Auburn University students won a competition Friday for design of a pedestrian bridge that Volkswagen will build between its employee parking lots and the $1 billion assembly plant taking shape in the Enterprise South Industrial Park.
Volkswagen officials said they won't use the exact Auburn design, which features a "Think Tall" tower to play off of Volkswagen's "Think Small" ad campaign. But VW architect Jan Spies said the winning design and the other 37 proposals submitted in the competition gave company designers lot of strong ideas to build upon for the plant entrance.

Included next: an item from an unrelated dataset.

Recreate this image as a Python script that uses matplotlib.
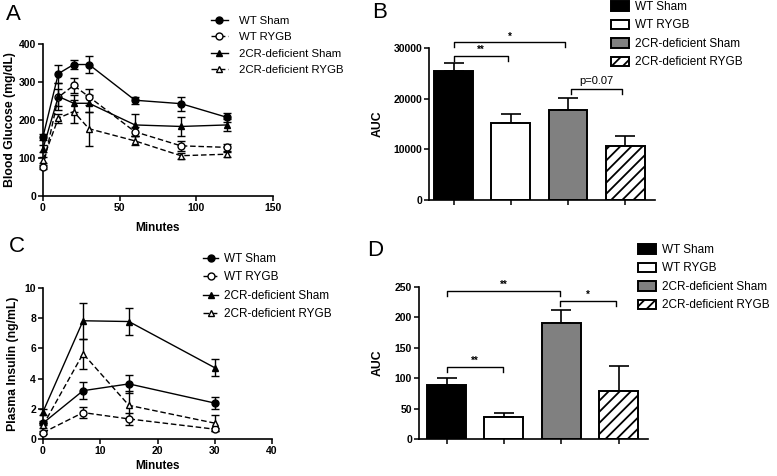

"As an exercise to generate fresh, creative design ideas, the competition was very successful," Mr. Spies said. "I would expect to incorporate many of these ideas in our final design."
The bridge will span the Poe Creek and connect the employee parking lots and training center with the 1.9 million-square-foot assembly plant.
The Auburn design envisions an elevated tower to support the 700-foot span and showcase the Volkswagen logo above the plant.
Auburn University students Michael Glenboski and Dylan Cook drafted the winning design.
"Our bridge is actually two flat spans and the vertical circulation between those bridges comes from a vertical tower that becomes a kind of iconic symbol and advertisement for Volkswagen that says they are here and inviting to visit," Mr. Glenboski said.
The head of the Chattanooga Volkswagen plant, Frank Fischer, said the designs submitted by students from a half dozen Southern universities "exceeded our expectations." Mr. Fischer said the pedestrian bridge will be an important visible sign of the link between Volkswagen and Chattanoogans.
"No only does the bridge physically connect employees and visitors with the plant, it symbolically connects Volkswagen and the community," he said.
Mr. Spies said VW has not previously turned to local universities for building design ideas, "but nowhere else where we are have I sensed as much of a connection with the community."